Your source for news and information on Kansas City’s light rail progress

Lies about light rail financing and the city’s bond rating

Fact: KCATA will be issuing its own debt for light rail construction financing and that debt will have no impact on the city's current debt load or it's bond rating. Period.

Don't believe us? See it in print here (Article III, Section 7).

Don't be fooled by salacious blog posts prompted by whispers from the opposition. The City is NOT on the hook for any light rail debt. It's no different than KCI having its own bond rating.

In fact, the city's bond rating is still doing very well. Any many are touting bonds as a recession-proof investment.

5 Comments so far

  1. TKC October 24th, 2008 11:02 am

    Now you’re just lying to people.

    You know that more than half of the funding isn’t secure for this light rail initiative yet. Of course the ATA will issue bonds but KC has picked up the tab in funding local construction and will pick it up once again for a major project like this . . . This will impact the local bond rating that already has a negative outlook.

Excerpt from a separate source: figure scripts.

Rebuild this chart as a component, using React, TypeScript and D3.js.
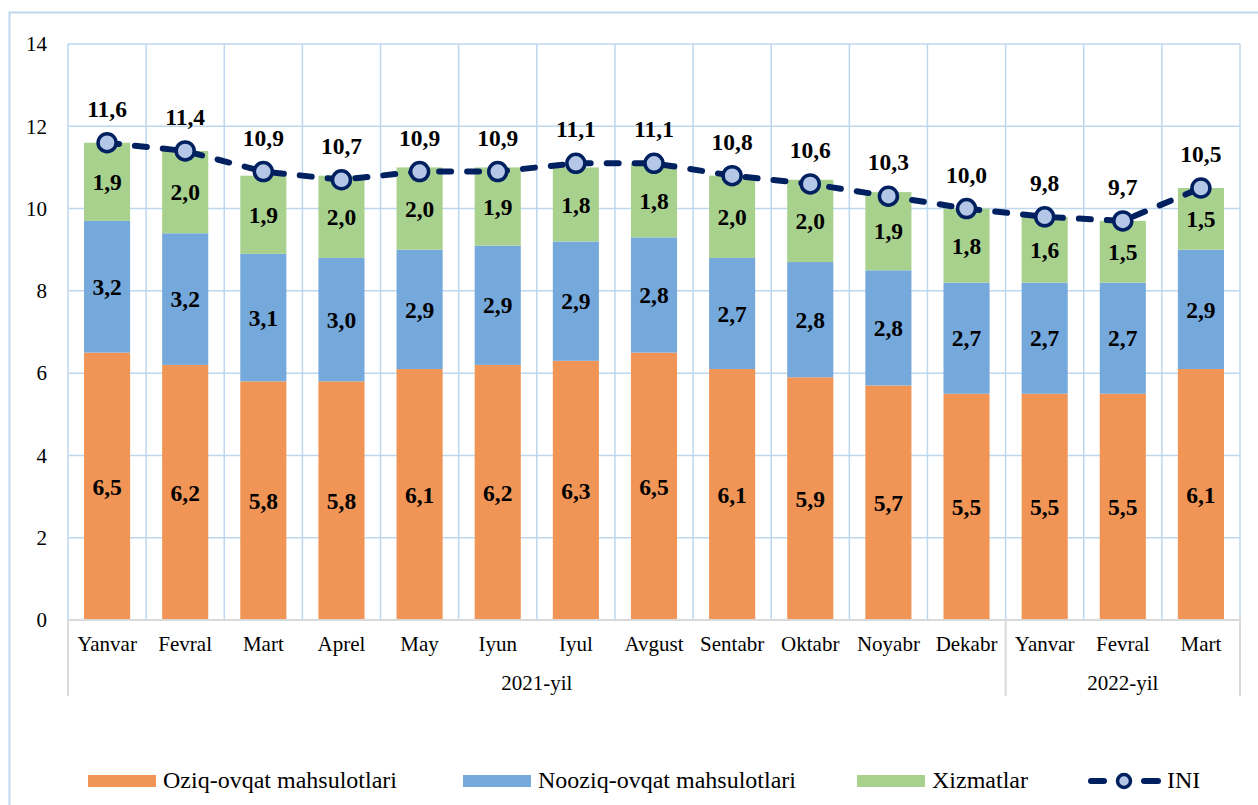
import React from "react";
import * as d3 from "d3";

const months = ["Yanvar","Fevral","Mart","Aprel","May","Iyun","Iyul","Avgust","Sentabr","Oktabr","Noyabr","Dekabr","Yanvar","Fevral","Mart"];
const years = [{ label: "2021-yil", start: 0, end: 12 }, { label: "2022-yil", start: 12, end: 15 }];
const oziq = [6.5,6.2,5.8,5.8,6.1,6.2,6.3,6.5,6.1,5.9,5.7,5.5,5.5,5.5,6.1];
const nooziq = [3.2,3.2,3.1,3.0,2.9,2.9,2.9,2.8,2.7,2.8,2.8,2.7,2.7,2.7,2.9];
const xizmat = [1.9,2.0,1.9,2.0,2.0,1.9,1.8,1.8,2.0,2.0,1.9,1.8,1.6,1.5,1.5];
const ini = [11.6,11.4,10.9,10.7,10.9,10.9,11.1,11.1,10.8,10.6,10.3,10.0,9.8,9.7,10.5];
const yTicks = [0,2,4,6,8,10,12,14];
const seriesNames = ["Oziq-ovqat mahsulotlari","Nooziq-ovqat mahsulotlari","Xizmatlar","INI"];

const colors = ["#F09556","#75A8DB","#A9D18E"];
const navy = "#002060";
const grid = "#BDD7EE";
const font = "Liberation Serif";

const fmt = (v: number) => v.toFixed(1).replace(".", ",");

export default function App() {
  const left = 68, right = 1240, top = 44, bottom = 620;
  const idx = months.map((_, i) => i);
  const x = d3.scaleBand<number>().domain(idx).range([left, right]).paddingInner(0).paddingOuter(0);
  const y = d3.scaleLinear().domain([0, 14]).range([bottom, top]);
  const bw = x.bandwidth() * 0.59;
  const cx = (i: number) => (x(i) as number) + x.bandwidth() / 2;

  const stackData = idx.map((i) => ({ i, a: oziq[i], b: nooziq[i], c: xizmat[i] }));
  const stacked = d3.stack<any>().keys(["a", "b", "c"])(stackData);

  const line = d3.line<number>().x((_, i) => cx(i)).y((d) => y(d)).curve(d3.curveLinear);

  const legendY = 780;
  const legendItems = [
    { x: 88, name: seriesNames[0], color: colors[0] },
    { x: 463, name: seriesNames[1], color: colors[1] },
    { x: 857, name: seriesNames[2], color: colors[2] },
  ];
  const ts = { fontFamily: font } as React.CSSProperties;

  return (
    <svg width={1258} height={805} style={{ position: "absolute", left: 0, top: 0, background: "#fff", fontFamily: font }}>
      <rect x={9.5} y={12.5} width={1260} height={820} fill="#fff" stroke={grid} strokeWidth={2} />
      {yTicks.map((t) => (
        <line key={"h" + t} x1={left} x2={right} y1={y(t)} y2={y(t)} stroke={grid} strokeWidth={1.5} />
      ))}
      {d3.range(16).map((k) => {
        const xx = k < 15 ? (x(k) as number) : right;
        return <line key={"v" + k} x1={xx} x2={xx} y1={top} y2={bottom} stroke={grid} strokeWidth={1.5} />;
      })}
      {yTicks.map((t) => (
        <text key={"yt" + t} style={ts} x={47} y={y(t)} dy="0.35em" fontSize={21} textAnchor="end" fill="#000">{t}</text>
      ))}
      {stacked.map((s, si) => (
        <g key={"s" + si}>
          {s.map((d, i) => (
            <rect key={i} x={cx(i) - bw / 2} width={bw} y={y(d[1])} height={y(d[0]) - y(d[1])} fill={colors[si]} />
          ))}
        </g>
      ))}
      {stacked.map((s, si) => (
        <g key={"l" + si}>
          {s.map((d, i) => (
            <text key={i} style={ts} x={cx(i)} y={(y(d[0]) + y(d[1])) / 2} dy="0.35em" textAnchor="middle" fontSize={23.5} fontWeight="bold" fill="#000">
              {fmt(d[1] - d[0])}
            </text>
          ))}
        </g>
      ))}
      <line x1={left} x2={right + 1} y1={bottom} y2={bottom} stroke="#D9D9D9" strokeWidth={2} />
      {[0, 12, 15].map((k) => {
        const xx = k < 15 ? (x(k) as number) : right;
        return <line key={"g" + k} x1={xx} x2={xx} y1={bottom} y2={696} stroke="#D9D9D9" strokeWidth={2} />;
      })}
      {months.map((m, i) => (
        <text key={"m" + i} style={ts} x={cx(i)} y={651} textAnchor="middle" fontSize={21} fill="#000">{m}</text>
      ))}
      {years.map((g) => (
        <text key={g.label} style={ts} x={((x(g.start) as number) + (g.end < 15 ? (x(g.end) as number) : right)) / 2} y={690} textAnchor="middle" fontSize={21} fill="#000">
          {g.label}
        </text>
      ))}
      <path d={line(ini) || ""} fill="none" stroke={navy} strokeWidth={6} strokeDasharray="12 16" strokeLinecap="round" />
      {ini.map((v, i) => (
        <g key={"p" + i}>
          <circle cx={cx(i)} cy={y(v)} r={9} fill="#B4C7E7" stroke={navy} strokeWidth={3.5} />
          <text style={ts} x={cx(i)} y={y(v) - 26} textAnchor="middle" fontSize={23.5} fontWeight="bold" fill="#000">{fmt(v)}</text>
        </g>
      ))}
      {legendItems.map((l) => (
        <g key={l.name}>
          <rect x={l.x} y={legendY - 5} width={68} height={12} fill={l.color} />
          <text style={ts} x={l.x + 75} y={legendY} dy="0.35em" fontSize={24} fill="#000">{l.name}</text>
        </g>
      ))}
      <g>
        <line x1={1091} x2={1104} y1={legendY + 1} y2={legendY + 1} stroke={navy} strokeWidth={6} strokeLinecap="round" />
        <line x1={1144} x2={1158} y1={legendY + 1} y2={legendY + 1} stroke={navy} strokeWidth={6} strokeLinecap="round" />
        <circle cx={1124} cy={legendY + 1} r={6.5} fill="#B4C7E7" stroke={navy} strokeWidth={3.5} />
        <text style={ts} x={1167} y={legendY} dy="0.35em" fontSize={24} fill="#000">{seriesNames[3]}</text>
      </g>
    </svg>
  );
}
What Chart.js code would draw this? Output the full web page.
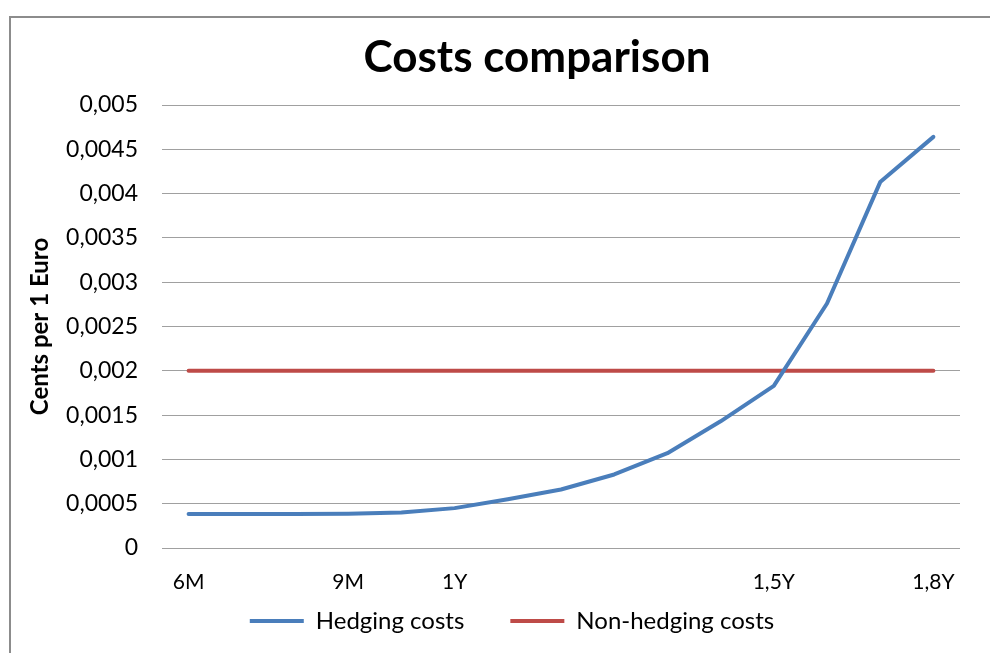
<!DOCTYPE html>
<html>
<head>
<meta charset="utf-8">
<script src="https://cdn.jsdelivr.net/npm/chart.js@4.4.1/dist/chart.umd.min.js"></script>
<style>
    html, body { margin: 0; padding: 0; background: #fff; }
    #wrap { position: relative; width: 990px; height: 653px; }
    #frame {
        position: absolute; left: 9px; top: 16px; right: -10px; bottom: -10px;
        border-left: 2px solid #8c8c8c; border-top: 2px solid #8c8c8c;
    }
    canvas { position: absolute; left: 0; top: 0; }
</style>
</head>
<body>
<div id="wrap">
    <div id="frame"></div>
    <canvas id="costsChart" width="990" height="653"></canvas>
</div>
<script>
// Categories (only a few of them are labelled on the axis)
const periods = ['6M', '', '', '9M', '', '1Y', '', '', '', '', '', '1,5Y', '', '', '1,8Y'];

// Series values, cents per 1 Euro
const hedgingCosts = [0.000385, 0.000385, 0.000385, 0.000387, 0.0004, 0.00045, 0.00055, 0.00066,
    0.00083, 0.00107, 0.00143, 0.00183, 0.00276, 0.00413, 0.00464];
const nonHedgingCosts = [0.002, 0.002, 0.002, 0.002, 0.002, 0.002, 0.002, 0.002,
    0.002, 0.002, 0.002, 0.002, 0.002, 0.002, 0.002];

// Y tick labels (decimal comma)
const yTickLabels = ['0', '0,0005', '0,001', '0,0015', '0,002', '0,0025',
    '0,003', '0,0035', '0,004', '0,0045', '0,005'];

const chartTitle = 'Costs comparison';

const FONT = 'Lato, "Open Sans", sans-serif';

// Title is drawn by hand since it is not centred on the same span as the legend
const titlePlugin = {
    id: 'offsetTitle',
    afterDraw(chart) {
        const c = chart.ctx;
        c.save();
        c.font = 'bold 44px ' + FONT;
        c.fillStyle = '#000';
        c.textAlign = 'center';
        c.textBaseline = 'alphabetic';
        c.fillText(chartTitle, 537, 72);
        c.restore();
    }
};

const ctx = document.getElementById('costsChart').getContext('2d');

const costsChart = new Chart(ctx, {
    type: 'line',
    data: {
        labels: periods,
        datasets: [{
            label: 'Hedging costs',
            data: hedgingCosts,
            borderColor: '#4a7ebb',
            backgroundColor: '#4a7ebb',
            borderWidth: 4,
            borderCapStyle: 'round',
            borderJoinStyle: 'round',
            pointRadius: 0,
            tension: 0
        }, {
            label: 'Non-hedging costs',
            data: nonHedgingCosts,
            borderColor: '#be4b48',
            backgroundColor: '#be4b48',
            borderWidth: 4,
            borderCapStyle: 'round',
            pointRadius: 0,
            tension: 0
        }]
    },
    plugins: [titlePlugin],
    options: {
        responsive: false,
        animation: false,
        layout: {
            padding: { left: 64, right: 30, top: 105, bottom: 10 }
        },
        plugins: {
            title: { display: false },
            legend: {
                position: 'bottom',
                labels: {
                    color: '#000',
                    font: { family: FONT, size: 24 },
                    usePointStyle: true,
                    pointStyle: 'line',
                    pointStyleWidth: 54,
                    padding: 46
                }
            },
            tooltip: { enabled: false }
        },
        scales: {
            x: {
                offset: true,
                grid: { display: false, drawTicks: false },
                border: { display: false },
                ticks: {
                    autoSkip: false,
                    maxRotation: 0,
                    mirror: true, // keeps the labels from being clipped to the short axis box
                    color: '#000',
                    font: { family: FONT, size: 21 },
                    padding: -47
                },
                afterFit: scale => { scale.height = 15; }
            },
            y: {
                min: 0,
                max: 0.005,
                grid: { color: '#a0a0a0', lineWidth: 1, drawTicks: false },
                border: { display: false },
                ticks: {
                    stepSize: 0.0005,
                    color: '#000',
                    font: { family: FONT, size: 23 },
                    padding: 24,
                    callback: (value, index) => yTickLabels[index]
                },
                title: {
                    display: true,
                    text: 'Cents per 1 Euro',
                    color: '#000',
                    font: { family: FONT, size: 24, weight: 'bold' },
                    padding: { top: -38, bottom: 0 }
                },
                afterFit: scale => { scale.width = 98; }
            }
        }
    }
});
</script>
</body>
</html>
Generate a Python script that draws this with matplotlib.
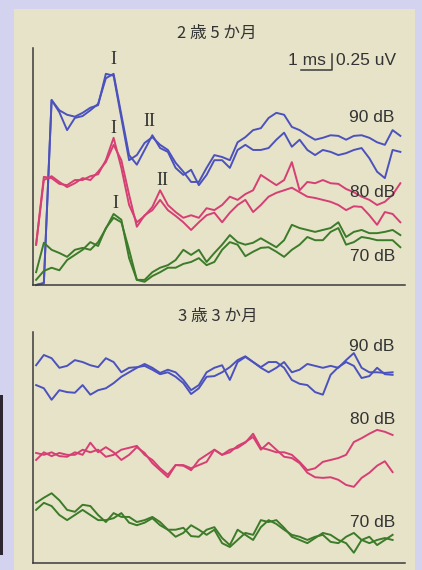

    As for your comments on bonds - Either you don’t know what you’re talking about or you’re being purposefully misleading. Investing in bonds is great in bad economic times FOR BUYERS. For groups SELLING bonds, like Kansas City, there will be more scrutiny and competition.

    TKC runs a satire blog, I don’t know why your assumptions about the local bond market are so laughable.

    Nevertheless, thanks for linking my blog!!!

  2. Dave October 24th, 2008 11:10 am

    dude. i “get” that its satire. that doesn’t mean it’s good satire.

    KCATA will issue the bonds and city will not be on the hook for that debt. period. your post was incorrect.

  3. jeff October 24th, 2008 11:19 am

    tony…

    these bond payments would have a guaranteed source of revenue (the tax). things like the power and light district and the water project do not (which you failed to mention in your post…would be much more relevant than portland, but then that wouldn’t do much to add to the emotional fodder you use to sensationalize).

    this should not affect the bond rating of the city.

  4. northlander October 25th, 2008 11:06 pm

    Then why did we take a wait see on the $200 million on the water & sewer bonds?

  5. enough October 26th, 2008 11:53 am

    northlander…

    water and sewer bonds weren’t sold now because of a very challenged credit market. light rail bonds won’t need to be sold for another 4-5 years when construction is due to start. you don’t stop making plans for the future — plans that will put us on a path to become less energy-dependent — because today’s outlook is troublesome. you make the plans, recognizing that market considerations *could* affect when you actually carry out the plans.